I have worked very hard for a number of years on the spiritual discipline of developing clear boundaries.  Yes, that’s right, spiritual.  We witches have a precept called the Rede that is one of our major ethical principles.  (There are various versions out there, and some other time I’ll rant about the details of how they play out when they are considered from an ethical perspective.)  But one phrase that’s always there is “do no harm” or its semantic equivalent. Well, if you don’t even take the time to figure out who is responsible for which actions and their effects, it’s impossible to apply this principle.  So knowing what’s my problem and what’s not my problem winds up being a focus of a great deal of spiritual work for the true witches among us.

As a result, I get very irritated by people who seemingly have spent no time thinking about who is responsible for their lives, their actions, and (dare I even use the word) their consequences.

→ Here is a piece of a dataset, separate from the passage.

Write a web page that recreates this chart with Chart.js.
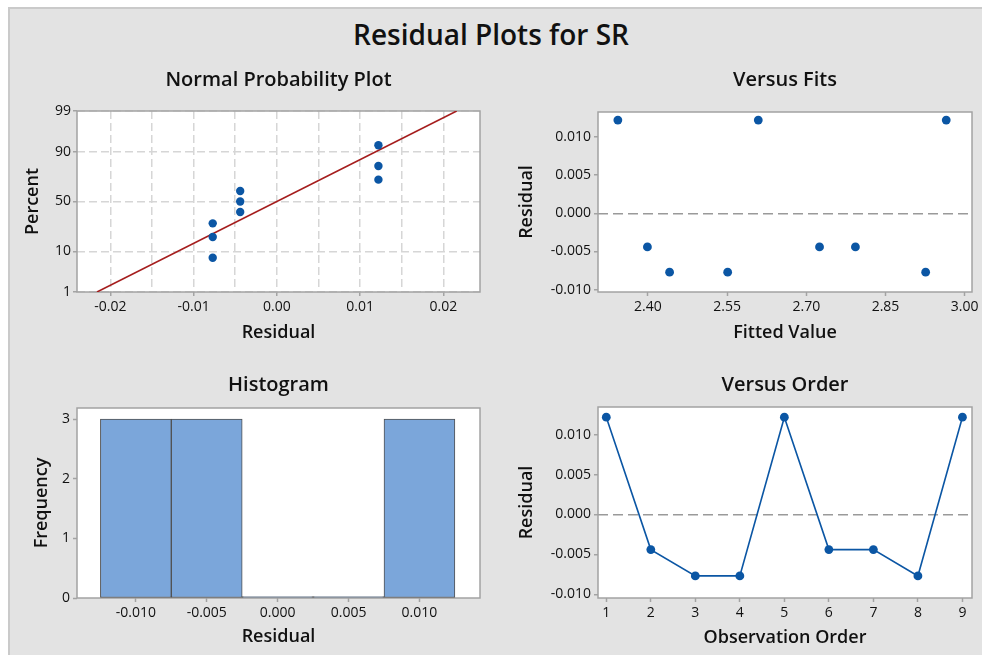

I’m grading undergraduate papers now.  This is an activity which gets most faculty in higher education very cranky because it raises all of our concerns about the dire fate of humanity when the illiterate generations take over the world.  I am feeling particularly cranky because I’ve had a number of students who earned otherwise mediocre to horrific grades, who then got dropped to a zero because part of their alleged work was plagiarized. (This, after a nauseating amount of information and support provided to get them to handle this issue correctly.)

Oddly, it’s the bad papers that are more likely to be plagiarized (you would think it would help, but it doesn’t).  If I think the student truly had no clue and they’ve been conscientious in every other way, they get one week to rewrite and resubmit (with a grade penalty). But if they “hid the evidence” or otherwise have been remiss, such as failing to fix the problems pointed out in previous feedback, they get a zero and I’m done.

So here’s where we get to the issues of responsibility: a significant proportion of these folks seem to believe that it’s my fault if they fail.  And that I’m somehow responsible for shielding them from the consequences of their choices.  And so here come the emails and phone calls (which usually come when I’m grading the next inadequate effort, and am not in the mood).

Here are a few goodies:

  • The student won’t get reimbursed for poor grades by an employer who is paying for their degree.  Right on! I think to myself, while telling the student that their employers’ policies are unrelated to my expectations for performance in the course.
  • The student wants to inform me (because of course I’m clueless) that she will fail the course if she gets a zero on this paper. Now, I wrote the syllabus, and the paper is worth 25% of the grade, and she’s not been a stellar performer all along, but….thanks for telling me that.  No, I won’t change the grade.
  • The student tells me that she was pretty sure there was a big problem with the paper, so she asked her teenage son (who is good with computers, and thus the oracle for her online courses apparently) – but he said it was okay, because the same paper had been plagiarized by a lot of other students.  I take a deep breath and say, “Maybe next time you are concerned you should ask the instructor, who is likely to be more familiar with the standards for the course than your son is.”

And on and on we go.  Somehow these folks managed to get through a whole semester in which this issue of using and crediting sources accurately was presented in many ways, over and over again.  And most of them got it, and did a good job. Some of the ones that didn’t get it, got in touch and got help and that was fine too.  And then there are the ones who are too clueless to notice how clueless they are, or who think that because I’m in a different state (of the Union, not of mind) they will get away with lying to me.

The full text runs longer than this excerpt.